I think you are correct to say that a lot of people disagreeing about the value of the insurance float are not addressing these aspects separately. Buffett himself has not helped by saying things like "the float is better than equity", but his explanation is that the float is not just cost-free, it has negative cost, since Berkshire's underwriting has tended to be profitable.
I think it would be clearer for him to say that the float is valuable, although it is offset by an equal liability, because it is like an interest-free loan that is indefinitely renewed, and on top of that, the insurance business is valuable because not only does it produce investable float, but it also produces underwriting gains, which can be valued separately. But of course, you are not allowed to count those gains twice, first as underwriting profits, and then as negative cost of float; these two are the same thing.

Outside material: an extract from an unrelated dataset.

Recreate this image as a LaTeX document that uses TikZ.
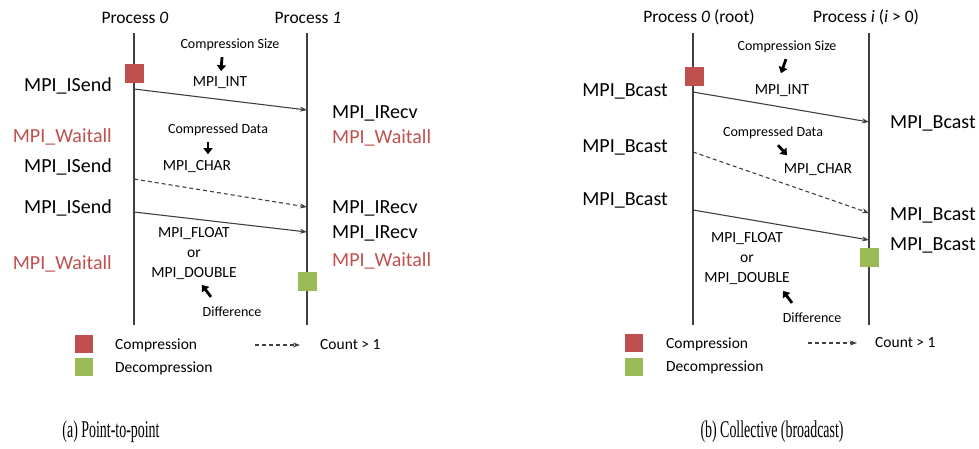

So when Buffett says that he wouldn't accept $1m for a million dollar's worth of float, what he really means is that he wouldn't accept $1m for the insurance business that produces $1m in float. That is because that insurance business is spinning of $30,000 in underwriting gains every year on average (at a CR of 97), PLUS it can be invested, much of it with good returns. Counting these things separately, say as $450,000 worth of underwriting business (at a 15x pre-tax multiple,) and another $700,000 (using Jim's estimate) based on how the float can be invested, is how you get more value than $1 million, but only part of that is from the float.